## PROBLEM REQUIREMENTS
Reproduce the listing below word for word, with no pictures.

## SOURCE EXCERPT
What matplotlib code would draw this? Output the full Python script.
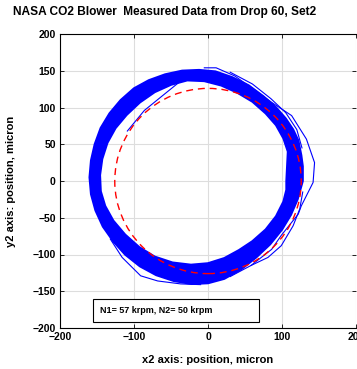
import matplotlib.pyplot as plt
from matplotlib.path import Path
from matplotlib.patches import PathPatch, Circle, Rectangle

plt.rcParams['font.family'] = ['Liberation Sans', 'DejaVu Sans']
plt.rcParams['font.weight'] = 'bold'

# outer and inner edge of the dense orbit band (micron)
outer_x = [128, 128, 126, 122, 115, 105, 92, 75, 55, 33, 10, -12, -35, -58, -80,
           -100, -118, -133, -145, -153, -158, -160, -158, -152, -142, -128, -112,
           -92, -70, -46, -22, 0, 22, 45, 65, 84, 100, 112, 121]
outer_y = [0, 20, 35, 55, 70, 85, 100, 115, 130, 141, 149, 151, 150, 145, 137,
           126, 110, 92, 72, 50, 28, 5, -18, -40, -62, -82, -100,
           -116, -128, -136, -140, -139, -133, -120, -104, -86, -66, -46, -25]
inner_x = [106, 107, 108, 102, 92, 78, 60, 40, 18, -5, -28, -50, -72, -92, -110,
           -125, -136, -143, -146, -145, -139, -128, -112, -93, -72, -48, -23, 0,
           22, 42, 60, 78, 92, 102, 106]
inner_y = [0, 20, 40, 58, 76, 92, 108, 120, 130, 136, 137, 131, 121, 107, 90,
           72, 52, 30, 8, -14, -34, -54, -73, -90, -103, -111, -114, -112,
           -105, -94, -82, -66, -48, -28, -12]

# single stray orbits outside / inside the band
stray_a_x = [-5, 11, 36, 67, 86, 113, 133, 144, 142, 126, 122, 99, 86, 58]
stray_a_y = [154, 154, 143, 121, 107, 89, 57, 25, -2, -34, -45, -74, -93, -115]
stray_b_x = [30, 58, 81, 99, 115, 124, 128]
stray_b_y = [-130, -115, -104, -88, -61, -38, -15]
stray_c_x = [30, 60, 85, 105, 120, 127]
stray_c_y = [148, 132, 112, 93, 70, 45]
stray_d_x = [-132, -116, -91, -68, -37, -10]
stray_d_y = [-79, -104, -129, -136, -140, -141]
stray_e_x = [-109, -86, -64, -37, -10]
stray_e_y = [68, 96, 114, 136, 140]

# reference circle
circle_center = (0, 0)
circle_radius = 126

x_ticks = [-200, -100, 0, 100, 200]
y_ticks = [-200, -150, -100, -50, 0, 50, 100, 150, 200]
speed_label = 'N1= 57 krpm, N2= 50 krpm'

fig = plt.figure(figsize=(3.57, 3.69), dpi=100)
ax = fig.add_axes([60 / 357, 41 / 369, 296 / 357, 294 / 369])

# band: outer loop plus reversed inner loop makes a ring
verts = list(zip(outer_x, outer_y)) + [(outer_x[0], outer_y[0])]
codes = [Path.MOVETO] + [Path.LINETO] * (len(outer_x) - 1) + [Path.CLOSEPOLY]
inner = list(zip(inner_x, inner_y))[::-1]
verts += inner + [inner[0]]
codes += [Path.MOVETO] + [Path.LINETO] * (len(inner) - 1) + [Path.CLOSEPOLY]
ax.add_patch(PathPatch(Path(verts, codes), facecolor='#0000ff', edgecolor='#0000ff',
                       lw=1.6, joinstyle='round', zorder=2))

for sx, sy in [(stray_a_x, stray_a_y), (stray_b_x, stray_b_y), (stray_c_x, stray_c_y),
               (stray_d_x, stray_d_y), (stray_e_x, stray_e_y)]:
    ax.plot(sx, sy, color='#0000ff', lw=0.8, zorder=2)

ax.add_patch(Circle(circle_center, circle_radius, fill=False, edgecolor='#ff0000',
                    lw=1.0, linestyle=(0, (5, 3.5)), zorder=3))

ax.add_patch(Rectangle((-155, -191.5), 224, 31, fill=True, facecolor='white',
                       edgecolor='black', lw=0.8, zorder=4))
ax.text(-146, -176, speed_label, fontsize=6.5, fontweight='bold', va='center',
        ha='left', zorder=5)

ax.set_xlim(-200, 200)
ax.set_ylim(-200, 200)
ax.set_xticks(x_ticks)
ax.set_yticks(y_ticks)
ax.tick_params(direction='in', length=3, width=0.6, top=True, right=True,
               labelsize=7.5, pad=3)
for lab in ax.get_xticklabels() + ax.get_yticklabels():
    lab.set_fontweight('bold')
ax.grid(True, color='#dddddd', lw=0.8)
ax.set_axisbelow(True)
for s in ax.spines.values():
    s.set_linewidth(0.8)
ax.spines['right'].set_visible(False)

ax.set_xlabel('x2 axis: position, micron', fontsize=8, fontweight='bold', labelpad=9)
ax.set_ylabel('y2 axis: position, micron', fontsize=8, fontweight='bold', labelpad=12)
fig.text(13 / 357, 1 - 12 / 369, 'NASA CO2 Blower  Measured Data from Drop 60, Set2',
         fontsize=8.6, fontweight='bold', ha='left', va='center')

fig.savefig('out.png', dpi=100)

## EXERCISE SOLUTION
What matplotlib code would draw this? Output the full Python script.
import matplotlib.pyplot as plt
from matplotlib.path import Path
from matplotlib.patches import PathPatch, Circle, Rectangle

plt.rcParams['font.family'] = ['Liberation Sans', 'DejaVu Sans']
plt.rcParams['font.weight'] = 'bold'

# outer and inner edge of the dense orbit band (micron)
outer_x = [128, 128, 126, 122, 115, 105, 92, 75, 55, 33, 10, -12, -35, -58, -80,
           -100, -118, -133, -145, -153, -158, -160, -158, -152, -142, -128, -112,
           -92, -70, -46, -22, 0, 22, 45, 65, 84, 100, 112, 121]
outer_y = [0, 20, 35, 55, 70, 85, 100, 115, 130, 141, 149, 151, 150, 145, 137,
           126, 110, 92, 72, 50, 28, 5, -18, -40, -62, -82, -100,
           -116, -128, -136, -140, -139, -133, -120, -104, -86, -66, -46, -25]
inner_x = [106, 107, 108, 102, 92, 78, 60, 40, 18, -5, -28, -50, -72, -92, -110,
           -125, -136, -143, -146, -145, -139, -128, -112, -93, -72, -48, -23, 0,
           22, 42, 60, 78, 92, 102, 106]
inner_y = [0, 20, 40, 58, 76, 92, 108, 120, 130, 136, 137, 131, 121, 107, 90,
           72, 52, 30, 8, -14, -34, -54, -73, -90, -103, -111, -114, -112,
           -105, -94, -82, -66, -48, -28, -12]

# single stray orbits outside / inside the band
stray_a_x = [-5, 11, 36, 67, 86, 113, 133, 144, 142, 126, 122, 99, 86, 58]
stray_a_y = [154, 154, 143, 121, 107, 89, 57, 25, -2, -34, -45, -74, -93, -115]
stray_b_x = [30, 58, 81, 99, 115, 124, 128]
stray_b_y = [-130, -115, -104, -88, -61, -38, -15]
stray_c_x = [30, 60, 85, 105, 120, 127]
stray_c_y = [148, 132, 112, 93, 70, 45]
stray_d_x = [-132, -116, -91, -68, -37, -10]
stray_d_y = [-79, -104, -129, -136, -140, -141]
stray_e_x = [-109, -86, -64, -37, -10]
stray_e_y = [68, 96, 114, 136, 140]

# reference circle
circle_center = (0, 0)
circle_radius = 126

x_ticks = [-200, -100, 0, 100, 200]
y_ticks = [-200, -150, -100, -50, 0, 50, 100, 150, 200]
speed_label = 'N1= 57 krpm, N2= 50 krpm'

fig = plt.figure(figsize=(3.57, 3.69), dpi=100)
ax = fig.add_axes([60 / 357, 41 / 369, 296 / 357, 294 / 369])

# band: outer loop plus reversed inner loop makes a ring
verts = list(zip(outer_x, outer_y)) + [(outer_x[0], outer_y[0])]
codes = [Path.MOVETO] + [Path.LINETO] * (len(outer_x) - 1) + [Path.CLOSEPOLY]
inner = list(zip(inner_x, inner_y))[::-1]
verts += inner + [inner[0]]
codes += [Path.MOVETO] + [Path.LINETO] * (len(inner) - 1) + [Path.CLOSEPOLY]
ax.add_patch(PathPatch(Path(verts, codes), facecolor='#0000ff', edgecolor='#0000ff',
                       lw=1.6, joinstyle='round', zorder=2))

for sx, sy in [(stray_a_x, stray_a_y), (stray_b_x, stray_b_y), (stray_c_x, stray_c_y),
               (stray_d_x, stray_d_y), (stray_e_x, stray_e_y)]:
    ax.plot(sx, sy, color='#0000ff', lw=0.8, zorder=2)

ax.add_patch(Circle(circle_center, circle_radius, fill=False, edgecolor='#ff0000',
                    lw=1.0, linestyle=(0, (5, 3.5)), zorder=3))

ax.add_patch(Rectangle((-155, -191.5), 224, 31, fill=True, facecolor='white',
                       edgecolor='black', lw=0.8, zorder=4))
ax.text(-146, -176, speed_label, fontsize=6.5, fontweight='bold', va='center',
        ha='left', zorder=5)

ax.set_xlim(-200, 200)
ax.set_ylim(-200, 200)
ax.set_xticks(x_ticks)
ax.set_yticks(y_ticks)
ax.tick_params(direction='in', length=3, width=0.6, top=True, right=True,
               labelsize=7.5, pad=3)
for lab in ax.get_xticklabels() + ax.get_yticklabels():
    lab.set_fontweight('bold')
ax.grid(True, color='#dddddd', lw=0.8)
ax.set_axisbelow(True)
for s in ax.spines.values():
    s.set_linewidth(0.8)
ax.spines['right'].set_visible(False)

ax.set_xlabel('x2 axis: position, micron', fontsize=8, fontweight='bold', labelpad=9)
ax.set_ylabel('y2 axis: position, micron', fontsize=8, fontweight='bold', labelpad=12)
fig.text(13 / 357, 1 - 12 / 369, 'NASA CO2 Blower  Measured Data from Drop 60, Set2',
         fontsize=8.6, fontweight='bold', ha='left', va='center')

fig.savefig('out.png', dpi=100)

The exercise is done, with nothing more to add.